Restate each line word for word. Leave out every picture.

## Task data
--- begin ---

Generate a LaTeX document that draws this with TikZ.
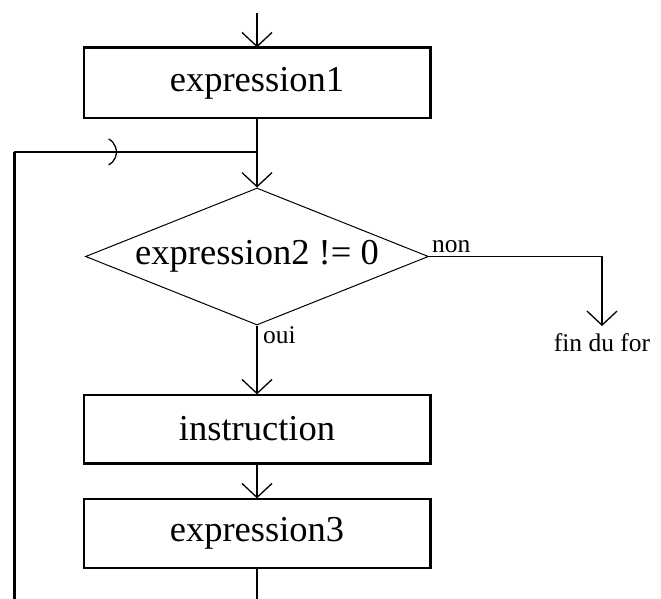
\documentclass[tikz,border=0pt]{standalone}
\usepackage{fontspec}
\setmainfont{Liberation Serif}
\usetikzlibrary{shapes.geometric,arrows.meta}

\begin{document}
\begin{tikzpicture}[x=1pt,y=-1pt,
  box/.style={draw, line width=1.3pt, minimum width=346pt, inner sep=0pt,
    font=\fontsize{36.5}{40}\selectfont},
  test/.style={draw, diamond, aspect=2.5, minimum width=343pt, minimum height=137pt,
    inner sep=0pt, line width=1pt, font=\fontsize{36.5}{40}\selectfont},
  flow/.style={line width=1.3pt},
  barb/.style={-{Straight Barb[length=14pt,width=30pt]}},
  loopbarb/.style={-{Arc Barb[length=14pt,width=30pt,arc=130]}},
  heavy/.style={line width=3.5pt, line cap=square, line join=miter},
  small/.style={font=\fontsize{25.5}{28}\selectfont, inner sep=0pt}]

  \useasboundingbox (0,0) rectangle (661,599);

  % process boxes and the loop test
  \node[box, minimum height=70pt] (e1) at (257,83) {expression1};
  \node[test] (cond) at (257,256.5) {expression2 != 0};
  \node[box, minimum height=68pt] (instr) at (257,429) {instruction};
  \node[box, minimum height=69pt] (e3) at (257,533.5) {expression3};

  % heavy shadow edges on the boxes
  \draw[heavy] (e1.north west) -- (e1.north east) -- (e1.south east);
  \draw[heavy] (instr.north east) -- (instr.south east) -- (instr.south west);
  \draw[heavy] (e3.north east) -- (e3.south east);

  % branch labels
  \node[small, anchor=base west] (non) at (432,252) {non};
  \node[small, anchor=base west] (oui) at (263,343) {oui};
  \node[small, anchor=north, inner ysep=7pt] (fin) at (602,326) {fin du for};

  % auxiliary points of the loop
  \coordinate (entry) at (257,13);
  \coordinate (join) at (257,152);
  \coordinate (corner) at (14,152);
  \coordinate (mark) at (117,152);
  \coordinate (leftbottom) at (14,599);
  \coordinate (out) at (257,599);

  % main flow
  \draw[flow, barb] (entry) -- (e1.north);
  \draw[flow, barb] (e1.south) -- (cond.north);
  \draw[flow, barb] (cond.south) -- (instr.north);
  \draw[flow, barb] (instr.south) -- (e3.north);
  \draw[flow] (e3.south) -- (out);
  \draw[flow, barb] (cond.east) -| (fin.north);

  % return path of the loop
  \draw[line width=3pt] (leftbottom) -- (corner);
  \draw[flow, loopbarb] (corner) -- (mark);
  \draw[flow] (mark) -- (join);
\end{tikzpicture}
\end{document}
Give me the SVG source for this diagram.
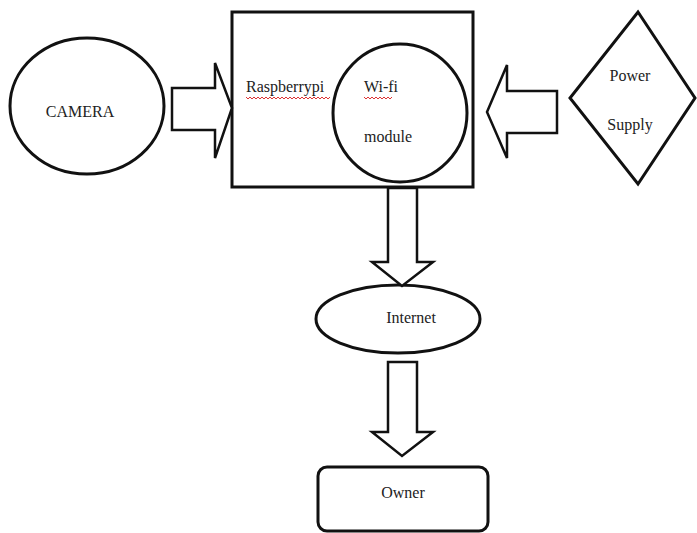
<svg xmlns="http://www.w3.org/2000/svg" width="697" height="533" viewBox="0 0 697 533">
<style>
.s{fill:#fff;stroke:#111;stroke-width:3}
.a{fill:#fff;stroke:#111;stroke-width:2.5;stroke-linejoin:miter}
.t{font-family:"Liberation Serif",serif;font-size:16px;fill:#222}
.sq{fill:none;stroke:#d33;stroke-width:1}
</style>
<rect width="697" height="533" fill="#fff"/>
<g id="camera"><ellipse class="s" cx="87" cy="106" rx="77" ry="68"/><text class="t" x="80" y="117" text-anchor="middle">CAMERA</text></g>
<g id="raspberrypi"><rect class="s" x="232" y="12" width="241" height="175"/><text class="t" x="246" y="92">Raspberrypi</text>
<path class="sq" d="M246 97 l2 2 l2 -2 l2 2 l2 -2 l2 2 l2 -2 l2 2 l2 -2 l2 2 l2 -2 l2 2 l2 -2 l2 2 l2 -2 l2 2 l2 -2 l2 2 l2 -2 l2 2 l2 -2 l2 2 l2 -2 l2 2 l2 -2 l2 2 l2 -2 l2 2 l2 -2 l2 2 l2 -2 l2 2 l2 -2 l2 2 l2 -2 l2 2 l2 -2 l2 2 l2 -2 l2 2 l2 -2 l2 2 l2 -2"/></g>
<g id="wifi"><ellipse class="s" cx="400" cy="113" rx="67" ry="69"/><text class="t" x="364" y="92">Wi-fi</text><text class="t" x="364" y="142">module</text>
<path class="sq" d="M364 97 l2 2 l2 -2 l2 2 l2 -2 l2 2 l2 -2 l2 2 l2 -2 l2 2 l2 -2 l2 2 l2 -2 l2 2 l2 -2"/></g>
<g id="power"><polygon class="s" points="638,12 695,98 638,184 570,98"/><text class="t" x="630" y="81" text-anchor="middle">Power</text><text class="t" x="630" y="130" text-anchor="middle">Supply</text></g>
<g id="internet"><ellipse class="s" cx="398" cy="319" rx="82" ry="34"/><text class="t" x="411" y="323" text-anchor="middle">Internet</text></g>
<g id="owner"><rect class="s" x="318" y="467" width="170" height="64" rx="9"/><text class="t" x="403" y="498" text-anchor="middle">Owner</text></g>
<g id="connectors">
<polygon class="a" points="172,88 215,88 215,63 232,108 215,158 215,130 172,130"/>
<polygon class="a" points="557,91 507,91 507,65 487,112 507,158 507,133 557,133"/>
<polygon class="a" points="388,188 417,188 417,262 433,262 402,286 372,262 388,262"/>
<polygon class="a" points="388,362 417,362 417,432 433,432 402,456 372,432 388,432"/>
</g>
</svg>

--- end ---

## Answer to this task
Generate a LaTeX document that draws this with TikZ.
\documentclass[tikz,border=0pt]{standalone}
\usepackage{fontspec}
\setmainfont{Liberation Serif}
\usetikzlibrary{shapes.geometric,arrows.meta}

\begin{document}
\begin{tikzpicture}[x=1pt,y=-1pt,
  box/.style={draw, line width=1.3pt, minimum width=346pt, inner sep=0pt,
    font=\fontsize{36.5}{40}\selectfont},
  test/.style={draw, diamond, aspect=2.5, minimum width=343pt, minimum height=137pt,
    inner sep=0pt, line width=1pt, font=\fontsize{36.5}{40}\selectfont},
  flow/.style={line width=1.3pt},
  barb/.style={-{Straight Barb[length=14pt,width=30pt]}},
  loopbarb/.style={-{Arc Barb[length=14pt,width=30pt,arc=130]}},
  heavy/.style={line width=3.5pt, line cap=square, line join=miter},
  small/.style={font=\fontsize{25.5}{28}\selectfont, inner sep=0pt}]

  \useasboundingbox (0,0) rectangle (661,599);

  % process boxes and the loop test
  \node[box, minimum height=70pt] (e1) at (257,83) {expression1};
  \node[test] (cond) at (257,256.5) {expression2 != 0};
  \node[box, minimum height=68pt] (instr) at (257,429) {instruction};
  \node[box, minimum height=69pt] (e3) at (257,533.5) {expression3};

  % heavy shadow edges on the boxes
  \draw[heavy] (e1.north west) -- (e1.north east) -- (e1.south east);
  \draw[heavy] (instr.north east) -- (instr.south east) -- (instr.south west);
  \draw[heavy] (e3.north east) -- (e3.south east);

  % branch labels
  \node[small, anchor=base west] (non) at (432,252) {non};
  \node[small, anchor=base west] (oui) at (263,343) {oui};
  \node[small, anchor=north, inner ysep=7pt] (fin) at (602,326) {fin du for};

  % auxiliary points of the loop
  \coordinate (entry) at (257,13);
  \coordinate (join) at (257,152);
  \coordinate (corner) at (14,152);
  \coordinate (mark) at (117,152);
  \coordinate (leftbottom) at (14,599);
  \coordinate (out) at (257,599);

  % main flow
  \draw[flow, barb] (entry) -- (e1.north);
  \draw[flow, barb] (e1.south) -- (cond.north);
  \draw[flow, barb] (cond.south) -- (instr.north);
  \draw[flow, barb] (instr.south) -- (e3.north);
  \draw[flow] (e3.south) -- (out);
  \draw[flow, barb] (cond.east) -| (fin.north);

  % return path of the loop
  \draw[line width=3pt] (leftbottom) -- (corner);
  \draw[flow, loopbarb] (corner) -- (mark);
  \draw[flow] (mark) -- (join);
\end{tikzpicture}
\end{document}
Give me the SVG source for this diagram.
<svg xmlns="http://www.w3.org/2000/svg" width="697" height="533" viewBox="0 0 697 533">
<style>
.s{fill:#fff;stroke:#111;stroke-width:3}
.a{fill:#fff;stroke:#111;stroke-width:2.5;stroke-linejoin:miter}
.t{font-family:"Liberation Serif",serif;font-size:16px;fill:#222}
.sq{fill:none;stroke:#d33;stroke-width:1}
</style>
<rect width="697" height="533" fill="#fff"/>
<g id="camera"><ellipse class="s" cx="87" cy="106" rx="77" ry="68"/><text class="t" x="80" y="117" text-anchor="middle">CAMERA</text></g>
<g id="raspberrypi"><rect class="s" x="232" y="12" width="241" height="175"/><text class="t" x="246" y="92">Raspberrypi</text>
<path class="sq" d="M246 97 l2 2 l2 -2 l2 2 l2 -2 l2 2 l2 -2 l2 2 l2 -2 l2 2 l2 -2 l2 2 l2 -2 l2 2 l2 -2 l2 2 l2 -2 l2 2 l2 -2 l2 2 l2 -2 l2 2 l2 -2 l2 2 l2 -2 l2 2 l2 -2 l2 2 l2 -2 l2 2 l2 -2 l2 2 l2 -2 l2 2 l2 -2 l2 2 l2 -2 l2 2 l2 -2 l2 2 l2 -2 l2 2 l2 -2"/></g>
<g id="wifi"><ellipse class="s" cx="400" cy="113" rx="67" ry="69"/><text class="t" x="364" y="92">Wi-fi</text><text class="t" x="364" y="142">module</text>
<path class="sq" d="M364 97 l2 2 l2 -2 l2 2 l2 -2 l2 2 l2 -2 l2 2 l2 -2 l2 2 l2 -2 l2 2 l2 -2 l2 2 l2 -2"/></g>
<g id="power"><polygon class="s" points="638,12 695,98 638,184 570,98"/><text class="t" x="630" y="81" text-anchor="middle">Power</text><text class="t" x="630" y="130" text-anchor="middle">Supply</text></g>
<g id="internet"><ellipse class="s" cx="398" cy="319" rx="82" ry="34"/><text class="t" x="411" y="323" text-anchor="middle">Internet</text></g>
<g id="owner"><rect class="s" x="318" y="467" width="170" height="64" rx="9"/><text class="t" x="403" y="498" text-anchor="middle">Owner</text></g>
<g id="connectors">
<polygon class="a" points="172,88 215,88 215,63 232,108 215,158 215,130 172,130"/>
<polygon class="a" points="557,91 507,91 507,65 487,112 507,158 507,133 557,133"/>
<polygon class="a" points="388,188 417,188 417,262 433,262 402,286 372,262 388,262"/>
<polygon class="a" points="388,362 417,362 417,432 433,432 402,456 372,432 388,432"/>
</g>
</svg>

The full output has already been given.